--- START OF Data section ---

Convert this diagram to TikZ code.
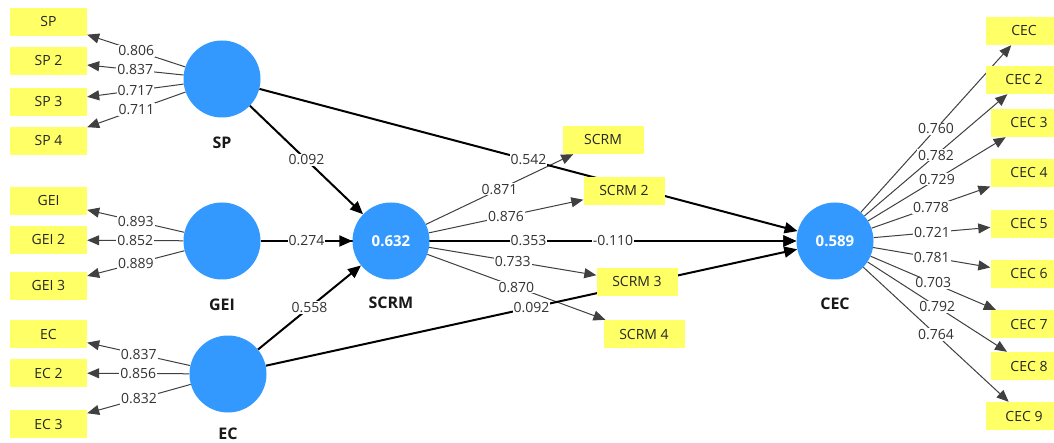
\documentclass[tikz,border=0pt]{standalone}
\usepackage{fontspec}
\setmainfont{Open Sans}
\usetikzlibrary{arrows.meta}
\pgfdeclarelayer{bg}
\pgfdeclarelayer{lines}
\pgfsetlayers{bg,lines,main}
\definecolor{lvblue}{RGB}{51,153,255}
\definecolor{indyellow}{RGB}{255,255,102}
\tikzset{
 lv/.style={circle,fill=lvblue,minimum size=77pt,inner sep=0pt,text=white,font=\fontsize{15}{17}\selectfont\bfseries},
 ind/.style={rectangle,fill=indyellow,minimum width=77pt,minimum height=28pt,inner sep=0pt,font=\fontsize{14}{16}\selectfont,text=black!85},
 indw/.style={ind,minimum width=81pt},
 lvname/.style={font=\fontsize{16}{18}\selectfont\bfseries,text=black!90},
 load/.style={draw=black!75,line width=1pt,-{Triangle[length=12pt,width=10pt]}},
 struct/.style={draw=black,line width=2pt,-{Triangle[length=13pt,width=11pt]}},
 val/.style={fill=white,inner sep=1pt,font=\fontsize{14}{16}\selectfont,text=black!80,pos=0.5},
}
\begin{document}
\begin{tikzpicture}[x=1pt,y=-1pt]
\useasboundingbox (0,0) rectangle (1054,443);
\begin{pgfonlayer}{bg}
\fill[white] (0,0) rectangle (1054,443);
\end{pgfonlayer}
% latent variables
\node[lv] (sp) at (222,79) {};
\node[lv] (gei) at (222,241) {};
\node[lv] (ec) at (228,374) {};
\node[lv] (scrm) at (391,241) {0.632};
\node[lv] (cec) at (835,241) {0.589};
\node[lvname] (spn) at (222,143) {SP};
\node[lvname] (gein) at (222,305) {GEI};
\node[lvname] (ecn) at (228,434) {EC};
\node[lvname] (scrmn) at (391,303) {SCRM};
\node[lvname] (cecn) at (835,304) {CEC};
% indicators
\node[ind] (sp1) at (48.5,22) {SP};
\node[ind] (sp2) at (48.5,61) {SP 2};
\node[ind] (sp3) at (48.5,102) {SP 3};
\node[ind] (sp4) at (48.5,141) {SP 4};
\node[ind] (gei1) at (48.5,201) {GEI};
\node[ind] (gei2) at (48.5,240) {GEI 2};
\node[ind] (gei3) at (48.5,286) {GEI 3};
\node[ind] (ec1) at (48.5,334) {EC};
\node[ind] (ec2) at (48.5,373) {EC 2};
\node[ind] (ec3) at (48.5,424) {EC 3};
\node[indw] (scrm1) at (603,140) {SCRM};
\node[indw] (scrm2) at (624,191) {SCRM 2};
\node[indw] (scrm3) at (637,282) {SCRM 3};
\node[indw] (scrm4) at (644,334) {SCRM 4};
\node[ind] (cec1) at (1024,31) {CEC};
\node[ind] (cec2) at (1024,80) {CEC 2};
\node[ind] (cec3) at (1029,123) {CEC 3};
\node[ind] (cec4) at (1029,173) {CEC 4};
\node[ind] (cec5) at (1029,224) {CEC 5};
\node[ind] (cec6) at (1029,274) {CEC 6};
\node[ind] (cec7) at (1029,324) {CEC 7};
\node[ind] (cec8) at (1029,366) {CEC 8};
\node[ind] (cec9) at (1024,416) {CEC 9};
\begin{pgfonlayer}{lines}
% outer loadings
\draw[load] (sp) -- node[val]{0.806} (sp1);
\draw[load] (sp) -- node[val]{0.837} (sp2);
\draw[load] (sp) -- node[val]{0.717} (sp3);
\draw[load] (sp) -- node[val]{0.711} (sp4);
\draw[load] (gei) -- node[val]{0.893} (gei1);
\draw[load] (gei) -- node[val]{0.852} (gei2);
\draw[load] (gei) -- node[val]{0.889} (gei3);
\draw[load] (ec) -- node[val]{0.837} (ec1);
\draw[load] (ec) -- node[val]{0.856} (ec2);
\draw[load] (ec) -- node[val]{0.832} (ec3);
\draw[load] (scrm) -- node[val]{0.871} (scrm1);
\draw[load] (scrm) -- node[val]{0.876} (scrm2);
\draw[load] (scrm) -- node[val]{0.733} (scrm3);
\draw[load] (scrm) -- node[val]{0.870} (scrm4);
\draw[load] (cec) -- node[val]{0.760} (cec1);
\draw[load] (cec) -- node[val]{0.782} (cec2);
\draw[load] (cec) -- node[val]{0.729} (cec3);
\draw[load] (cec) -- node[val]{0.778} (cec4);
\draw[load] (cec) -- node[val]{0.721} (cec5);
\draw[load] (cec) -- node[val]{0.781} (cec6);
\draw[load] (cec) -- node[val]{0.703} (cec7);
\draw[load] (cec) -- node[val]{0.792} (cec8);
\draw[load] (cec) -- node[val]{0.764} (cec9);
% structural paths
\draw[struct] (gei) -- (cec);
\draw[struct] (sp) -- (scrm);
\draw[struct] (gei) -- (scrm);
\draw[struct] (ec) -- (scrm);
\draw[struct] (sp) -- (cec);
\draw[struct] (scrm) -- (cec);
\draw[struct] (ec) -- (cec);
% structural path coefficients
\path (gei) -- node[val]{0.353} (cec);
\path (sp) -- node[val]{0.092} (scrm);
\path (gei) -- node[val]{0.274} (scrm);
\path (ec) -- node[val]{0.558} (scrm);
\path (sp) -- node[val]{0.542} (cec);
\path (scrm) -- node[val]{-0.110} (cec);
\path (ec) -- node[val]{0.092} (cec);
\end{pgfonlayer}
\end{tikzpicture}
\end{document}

--- END OF Data section ---

# [What to do]
Repeat the data in full and exactly. Omit pictures.

# [Output for this exercise]
Convert this diagram to TikZ code.
\documentclass[tikz,border=0pt]{standalone}
\usepackage{fontspec}
\setmainfont{Open Sans}
\usetikzlibrary{arrows.meta}
\pgfdeclarelayer{bg}
\pgfdeclarelayer{lines}
\pgfsetlayers{bg,lines,main}
\definecolor{lvblue}{RGB}{51,153,255}
\definecolor{indyellow}{RGB}{255,255,102}
\tikzset{
 lv/.style={circle,fill=lvblue,minimum size=77pt,inner sep=0pt,text=white,font=\fontsize{15}{17}\selectfont\bfseries},
 ind/.style={rectangle,fill=indyellow,minimum width=77pt,minimum height=28pt,inner sep=0pt,font=\fontsize{14}{16}\selectfont,text=black!85},
 indw/.style={ind,minimum width=81pt},
 lvname/.style={font=\fontsize{16}{18}\selectfont\bfseries,text=black!90},
 load/.style={draw=black!75,line width=1pt,-{Triangle[length=12pt,width=10pt]}},
 struct/.style={draw=black,line width=2pt,-{Triangle[length=13pt,width=11pt]}},
 val/.style={fill=white,inner sep=1pt,font=\fontsize{14}{16}\selectfont,text=black!80,pos=0.5},
}
\begin{document}
\begin{tikzpicture}[x=1pt,y=-1pt]
\useasboundingbox (0,0) rectangle (1054,443);
\begin{pgfonlayer}{bg}
\fill[white] (0,0) rectangle (1054,443);
\end{pgfonlayer}
% latent variables
\node[lv] (sp) at (222,79) {};
\node[lv] (gei) at (222,241) {};
\node[lv] (ec) at (228,374) {};
\node[lv] (scrm) at (391,241) {0.632};
\node[lv] (cec) at (835,241) {0.589};
\node[lvname] (spn) at (222,143) {SP};
\node[lvname] (gein) at (222,305) {GEI};
\node[lvname] (ecn) at (228,434) {EC};
\node[lvname] (scrmn) at (391,303) {SCRM};
\node[lvname] (cecn) at (835,304) {CEC};
% indicators
\node[ind] (sp1) at (48.5,22) {SP};
\node[ind] (sp2) at (48.5,61) {SP 2};
\node[ind] (sp3) at (48.5,102) {SP 3};
\node[ind] (sp4) at (48.5,141) {SP 4};
\node[ind] (gei1) at (48.5,201) {GEI};
\node[ind] (gei2) at (48.5,240) {GEI 2};
\node[ind] (gei3) at (48.5,286) {GEI 3};
\node[ind] (ec1) at (48.5,334) {EC};
\node[ind] (ec2) at (48.5,373) {EC 2};
\node[ind] (ec3) at (48.5,424) {EC 3};
\node[indw] (scrm1) at (603,140) {SCRM};
\node[indw] (scrm2) at (624,191) {SCRM 2};
\node[indw] (scrm3) at (637,282) {SCRM 3};
\node[indw] (scrm4) at (644,334) {SCRM 4};
\node[ind] (cec1) at (1024,31) {CEC};
\node[ind] (cec2) at (1024,80) {CEC 2};
\node[ind] (cec3) at (1029,123) {CEC 3};
\node[ind] (cec4) at (1029,173) {CEC 4};
\node[ind] (cec5) at (1029,224) {CEC 5};
\node[ind] (cec6) at (1029,274) {CEC 6};
\node[ind] (cec7) at (1029,324) {CEC 7};
\node[ind] (cec8) at (1029,366) {CEC 8};
\node[ind] (cec9) at (1024,416) {CEC 9};
\begin{pgfonlayer}{lines}
% outer loadings
\draw[load] (sp) -- node[val]{0.806} (sp1);
\draw[load] (sp) -- node[val]{0.837} (sp2);
\draw[load] (sp) -- node[val]{0.717} (sp3);
\draw[load] (sp) -- node[val]{0.711} (sp4);
\draw[load] (gei) -- node[val]{0.893} (gei1);
\draw[load] (gei) -- node[val]{0.852} (gei2);
\draw[load] (gei) -- node[val]{0.889} (gei3);
\draw[load] (ec) -- node[val]{0.837} (ec1);
\draw[load] (ec) -- node[val]{0.856} (ec2);
\draw[load] (ec) -- node[val]{0.832} (ec3);
\draw[load] (scrm) -- node[val]{0.871} (scrm1);
\draw[load] (scrm) -- node[val]{0.876} (scrm2);
\draw[load] (scrm) -- node[val]{0.733} (scrm3);
\draw[load] (scrm) -- node[val]{0.870} (scrm4);
\draw[load] (cec) -- node[val]{0.760} (cec1);
\draw[load] (cec) -- node[val]{0.782} (cec2);
\draw[load] (cec) -- node[val]{0.729} (cec3);
\draw[load] (cec) -- node[val]{0.778} (cec4);
\draw[load] (cec) -- node[val]{0.721} (cec5);
\draw[load] (cec) -- node[val]{0.781} (cec6);
\draw[load] (cec) -- node[val]{0.703} (cec7);
\draw[load] (cec) -- node[val]{0.792} (cec8);
\draw[load] (cec) -- node[val]{0.764} (cec9);
% structural paths
\draw[struct] (gei) -- (cec);
\draw[struct] (sp) -- (scrm);
\draw[struct] (gei) -- (scrm);
\draw[struct] (ec) -- (scrm);
\draw[struct] (sp) -- (cec);
\draw[struct] (scrm) -- (cec);
\draw[struct] (ec) -- (cec);
% structural path coefficients
\path (gei) -- node[val]{0.353} (cec);
\path (sp) -- node[val]{0.092} (scrm);
\path (gei) -- node[val]{0.274} (scrm);
\path (ec) -- node[val]{0.558} (scrm);
\path (sp) -- node[val]{0.542} (cec);
\path (scrm) -- node[val]{-0.110} (cec);
\path (ec) -- node[val]{0.092} (cec);
\end{pgfonlayer}
\end{tikzpicture}
\end{document}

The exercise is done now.